The Bank of England has kept interest rates on hold at 0.75 per cent and warned of the effects of another Brexit delay on the economy.
The unanimous decision by the Bank’s monetary policy committee (MPC) came despite the US Federal Reserve lowering interest rates last night and the European Central Bank (ECB) opting for a cut last week.
In a statement following the MPC’s last meeting before the – now highly uncertain – 31 October Brexit deadline, it said: “The trade war between the United States and China has intensified, and the outlook for global growth has weakened”.
But it also flagged “increased uncertainty about the nature of European Union withdrawal,” which it said meant “the economy could follow a wide range of paths over coming years”.
The MPC said: “The longer those uncertainties persist, particularly in an environment of weaker global growth, the more likely it is that demand growth will remain below potential, increasing excess supply.”
Thomas Pugh, UK economist at consultancy Capital Economics, said: “The key message is that the MPC is a little more dovish about the outlook for inflation and interest rates in the short term than they were in August.”

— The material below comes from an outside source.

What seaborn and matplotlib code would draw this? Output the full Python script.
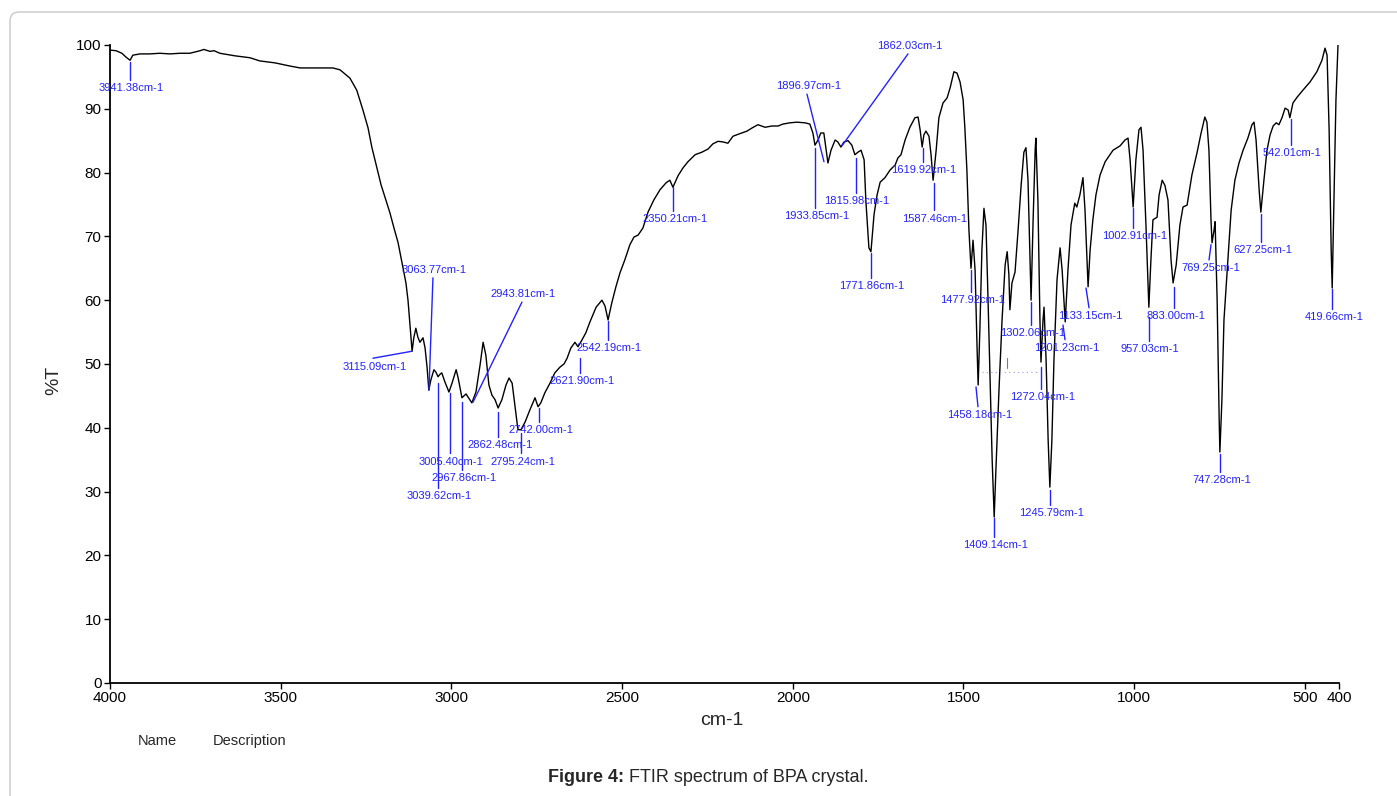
import numpy as np
import pandas as pd
import seaborn as sns
from matplotlib import pyplot as plt
from matplotlib.patches import FancyBboxPatch
from matplotlib.transforms import IdentityTransform

# FTIR spectrum of BPA crystal
wavenumber = [4000, 3982, 3965, 3953, 3941, 3933, 3912, 3883, 3854, 3824, 3795, 3766, 3736, 3725,
              3707, 3695, 3678, 3634, 3590, 3561, 3517, 3473, 3443, 3385, 3347, 3326, 3297, 3277,
              3259, 3244, 3233, 3218, 3206, 3192, 3180, 3168, 3156, 3142, 3133, 3127, 3121, 3115,
              3110, 3104, 3098, 3092, 3083, 3077, 3071, 3066, 3060, 3051, 3045, 3039, 3033, 3028,
              3019, 3007, 2998, 2986, 2980, 2969, 2957, 2951, 2940, 2928, 2916, 2907, 2899, 2890,
              2881, 2872, 2863, 2852, 2840, 2831, 2822, 2814, 2805, 2796, 2784, 2770, 2755, 2746,
              2738, 2726, 2711, 2697, 2682, 2670, 2661, 2650, 2638, 2629, 2617, 2606, 2594, 2576,
              2559, 2550, 2541, 2530, 2518, 2506, 2492, 2477, 2465, 2453, 2439, 2424, 2407, 2389,
              2371, 2360, 2351, 2336, 2322, 2307, 2286, 2266, 2248, 2234, 2219, 2204, 2190, 2175,
              2155, 2134, 2119, 2102, 2081, 2061, 2043, 2029, 2008, 1988, 1964, 1950, 1941, 1935,
              1926, 1918, 1909, 1903, 1897, 1888, 1876, 1868, 1859, 1850, 1838, 1827, 1818, 1809,
              1800, 1791, 1786, 1777, 1771, 1762, 1753, 1744, 1730, 1715, 1700, 1692, 1683, 1671,
              1657, 1642, 1633, 1627, 1621, 1616, 1610, 1601, 1595, 1589, 1580, 1572, 1560, 1548,
              1539, 1528, 1519, 1510, 1501, 1496, 1490, 1484, 1478, 1472, 1466, 1460, 1457, 1452,
              1446, 1440, 1434, 1428, 1422, 1416, 1410, 1405, 1396, 1387, 1378, 1372, 1367, 1364,
              1358, 1349, 1340, 1331, 1323, 1317, 1311, 1305, 1302, 1296, 1290, 1288, 1282, 1276,
              1273, 1267, 1264, 1258, 1252, 1247, 1241, 1235, 1226, 1217, 1211, 1202, 1194, 1185,
              1174, 1168, 1159, 1150, 1144, 1135, 1129, 1121, 1112, 1100, 1085, 1062, 1041, 1027,
              1018, 1012, 1003, 995, 986, 980, 974, 965, 957, 951, 945, 933, 927, 918, 910, 901,
              892, 886, 877, 866, 857, 845, 831, 816, 804, 793, 787, 781, 775, 772, 766, 763, 757,
              751, 749, 743, 737, 728, 716, 705, 693, 681, 667, 655, 649, 643, 634, 629, 620, 611,
              602, 593, 584, 576, 567, 558, 549, 544, 535, 523, 506, 485, 465, 450, 441, 435, 429,
              423, 420, 415, 409, 403]
transmittance = [99.2, 99.1, 98.7, 98.1, 97.6, 98.4, 98.6, 98.6, 98.7, 98.6, 98.7, 98.7, 99.1, 99.3,
                 99.0, 99.1, 98.7, 98.3, 98.0, 97.5, 97.2, 96.7, 96.4, 96.4, 96.4, 96.1, 94.8, 92.9,
                 89.8, 87.0, 84.0, 80.7, 78.1, 75.7, 73.7, 71.3, 69.0, 65.2, 62.7, 60.0, 56.1, 52.0,
                 54.1, 55.6, 54.2, 53.4, 54.1, 52.5, 49.4, 45.9, 47.5, 49.1, 48.7, 48.0, 48.4, 48.6,
                 47.2, 45.6, 47.0, 49.1, 47.8, 44.7, 45.3, 44.8, 43.9, 45.6, 49.8, 53.4, 51.4, 46.7,
                 45.1, 44.4, 43.1, 44.4, 46.7, 47.8, 47.0, 43.6, 39.7, 39.7, 40.9, 42.8, 44.7, 43.3,
                 43.9, 45.5, 47.0, 48.6, 49.5, 50.0, 50.9, 52.5, 53.4, 52.7, 53.8, 54.9, 56.6, 58.9,
                 60.0, 59.1, 56.9, 59.6, 62.1, 64.3, 66.3, 68.7, 69.9, 70.2, 71.3, 73.8, 75.7, 77.3,
                 78.4, 78.8, 77.7, 79.5, 80.7, 81.7, 82.8, 83.2, 83.7, 84.5, 84.9, 84.8, 84.6, 85.7,
                 86.1, 86.5, 87.0, 87.5, 87.1, 87.3, 87.3, 87.6, 87.8, 87.9, 87.8, 87.6, 86.2, 84.3,
                 85.1, 86.2, 86.2, 83.9, 81.5, 83.5, 85.1, 84.8, 84.0, 84.8, 85.0, 84.3, 82.8, 83.2,
                 83.5, 82.0, 75.7, 68.2, 67.6, 73.4, 76.5, 78.5, 79.2, 80.4, 81.2, 82.3, 82.8, 85.1,
                 87.1, 88.6, 88.7, 86.7, 84.0, 85.9, 86.5, 85.7, 82.8, 78.8, 83.5, 88.6, 90.9, 91.7,
                 93.3, 95.8, 95.6, 94.2, 91.4, 87.1, 80.4, 71.0, 65.0, 69.4, 64.7, 52.2, 46.7, 55.3,
                 67.9, 74.4, 71.7, 60.0, 47.5, 35.0, 26.0, 33.4, 45.9, 56.9, 65.5, 67.6, 64.0, 58.5,
                 62.7, 64.4, 71.0, 78.1, 83.2, 83.9, 78.8, 66.3, 60.0, 72.6, 83.5, 85.4, 75.7, 56.9,
                 50.3, 56.9, 58.9, 50.6, 38.1, 30.7, 38.1, 50.6, 63.2, 68.2, 64.7, 56.6, 64.7, 71.8,
                 75.2, 74.6, 76.5, 79.2, 74.1, 62.1, 67.9, 72.6, 76.5, 79.6, 81.7, 83.5, 84.2, 85.1,
                 85.4, 82.0, 74.6, 82.0, 86.7, 87.1, 83.5, 71.0, 58.9, 66.3, 72.6, 73.0, 76.5, 78.8, 78.0, 75.7,
                 66.3, 62.7, 65.5, 71.8, 74.6, 74.9, 79.6, 83.1, 86.2, 88.7, 87.9, 83.5, 72.6, 69.0, 71.0, 72.3, 60.0,
                 41.2, 36.2, 44.4, 56.9, 64.3, 74.1, 78.8, 81.5, 83.5, 85.4, 87.5, 87.9, 85.1, 77.3, 73.8, 78.8, 83.5,
                 85.9, 87.3, 87.8, 87.5, 88.6, 90.1, 89.8, 88.6, 90.9, 91.8, 92.9, 94.2, 95.8, 97.6, 99.5, 98.4, 86.7,
                 67.9, 61.9, 75.7, 91.4, 100.0]

peak_wn = [3941.38, 3115.09, 3063.77, 3039.62, 3005.40, 2967.86, 2943.81, 2862.48, 2795.24,
           2742.00, 2621.90, 2542.19, 2350.21, 1933.85, 1896.97, 1862.03, 1815.98, 1771.86,
           1619.92, 1587.46, 1477.92, 1458.18, 1409.14, 1302.06, 1272.04, 1245.79, 1201.23,
           1133.15, 1002.91, 957.03, 883.00, 769.25, 747.28, 627.25, 542.01, 419.66]

# label leader lines: (x0, y0, x1, y1, side of text)
leaders = [
    (3941.38, 97.3, 3941.38, 94.5, 'below'),
    (3115.09, 52.0, 3229.6, 50.9, 'below'),
    (3065.6, 45.9, 3053.9, 63.5, 'above'),
    (3039.62, 47.0, 3039.62, 30.6, 'below'),
    (3005.40, 45.5, 3005.40, 36.0, 'below'),
    (2967.86, 44.0, 2967.86, 33.4, 'below'),
    (2936.7, 44.0, 2793.2, 59.7, 'above'),
    (2862.48, 42.5, 2862.48, 38.6, 'below'),
    (2795.24, 39.2, 2795.24, 36.0, 'below'),
    (2742.00, 43.1, 2742.00, 40.9, 'below'),
    (2621.90, 50.9, 2621.90, 48.6, 'below'),
    (2542.19, 56.7, 2542.19, 53.8, 'below'),
    (2350.21, 77.7, 2350.21, 74.0, 'below'),
    (1933.85, 83.9, 1933.85, 74.5, 'below'),
    (1908.6, 81.7, 1958.4, 92.3, 'above'),
    (1855.8, 84.2, 1662.5, 98.6, 'above'),
    (1815.98, 82.3, 1815.98, 76.8, 'below'),
    (1771.86, 67.4, 1771.86, 63.5, 'below'),
    (1619.92, 83.9, 1619.92, 81.7, 'below'),
    (1587.46, 78.4, 1587.46, 74.1, 'below'),
    (1477.92, 64.7, 1477.92, 61.3, 'below'),
    (1463.3, 46.4, 1457.5, 43.3, 'below'),
    (1409.14, 25.9, 1409.14, 22.9, 'below'),
    (1302.06, 59.7, 1302.06, 56.1, 'below'),
    (1272.04, 49.5, 1272.04, 46.1, 'below'),
    (1245.79, 30.3, 1245.79, 27.9, 'below'),
    (1208.5, 56.1, 1202.6, 53.8, 'below'),
    (1141.1, 61.9, 1132.3, 58.8, 'below'),
    (1002.91, 74.5, 1002.91, 71.3, 'below'),
    (957.03, 57.4, 957.03, 53.6, 'below'),
    (883.00, 62.1, 883.00, 58.8, 'below'),
    (774.9, 68.7, 780.8, 66.3, 'below'),
    (747.28, 35.9, 747.28, 33.1, 'below'),
    (627.25, 73.5, 627.25, 69.1, 'below'),
    (542.01, 88.4, 542.01, 84.3, 'below'),
    (419.66, 61.8, 419.66, 58.6, 'below'),
]

x_ticks = [4000, 3500, 3000, 2500, 2000, 1500, 1000, 500, 400]
y_ticks = [0, 10, 20, 30, 40, 50, 60, 70, 80, 90, 100]

sns.set_style('ticks')
plt.rcParams['font.family'] = ['Liberation Sans', 'DejaVu Sans']

df = pd.DataFrame({'cm-1': wavenumber, '%T': transmittance})

fig = plt.figure(figsize=(13.97, 7.96), dpi=100)
ax = fig.add_axes([0.0787, 0.142, 0.8798, 0.8015])
sns.lineplot(data=df, x='cm-1', y='%T', sort=False, color='black', linewidth=1.0, ax=ax)

blue = '#2222ff'
for wn, (x0, y0, x1, y1, side) in zip(peak_wn, leaders):
    ax.plot([x0, x1], [y0, y1], color=blue, linewidth=1.0)
    dy = -6 if side == 'below' else 6
    ax.annotate(f'{wn:.2f}cm-1', xy=(x1, y1), xytext=(1, dy), textcoords='offset points',
                ha='center', va='center', fontsize=8, color=blue)

# faint dotted guide near 1458-1272
ax.plot([1446, 1285], [48.7, 48.7], color='#9a9aff', linewidth=0.8, linestyle=(0, (1, 3)))
ax.plot([1372.5, 1372.5], [50.9, 49.4], color='#6a6aff', linewidth=0.8)

ax.set_xlim(4000, 400)
ax.set_ylim(0, 100)
ax.set_xticks(x_ticks)
ax.set_yticks(y_ticks)
ax.tick_params(axis='both', direction='out', length=4, width=1, colors='black', labelsize=11, pad=2)
sns.despine(ax=ax)
for s in ['left', 'bottom']:
    ax.spines[s].set_linewidth(1.3)
    ax.spines[s].set_color('black')

ax.set_xlabel('cm-1', fontsize=14)
ax.set_ylabel('%T', fontsize=14)
ax.xaxis.set_label_coords(0.498, -0.046)
ax.yaxis.set_label_coords(-0.039, 0.475)

fig.text(157 / 1397, 1 - 741 / 796, 'Name', fontsize=10.5, ha='center', va='center')
fig.text(250 / 1397, 1 - 741 / 796, 'Description', fontsize=10.5, ha='center', va='center')

fig.text(624 / 1397, 1 - 778 / 796, 'Figure 4:', fontsize=13, fontweight='bold', ha='right', va='center')
fig.text(624 / 1397, 1 - 778 / 796, ' FTIR spectrum of BPA crystal.', fontsize=13, ha='left', va='center')

frame = FancyBboxPatch((10, -20), 1400, 804, boxstyle='round,pad=0,rounding_size=9',
                       transform=IdentityTransform(), facecolor='none', edgecolor='#c8c8c8', linewidth=1.0)
fig.add_artist(frame)

fig.savefig('out.png', dpi=100)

Alongside its interest rate decision, the MPC voted unanimously to keep its stock of bond purchases, acquired under its huge money-printing programme after the crisis, at their current level of £435bn.
Last week, the ECB chose to restart its giant bond-buying stimulus programme in an attempt to tackle stubbornly low Eurozone growth.
The BoE has remained one of the most conservative major central banks in the face of a global slowdown which has affected Britain. The economy contracted by 0.2 per cent in the second quarter and the latest inflation figure of 1.7 per cent was below the BoE’s target.
Nonetheless, the Bank has held its course. David Cheetham, chief market analyst at online trader XTB, said: “We don’t expect any significant moves on the policy front while Brexit continues to loom large on decision makers’ minds.”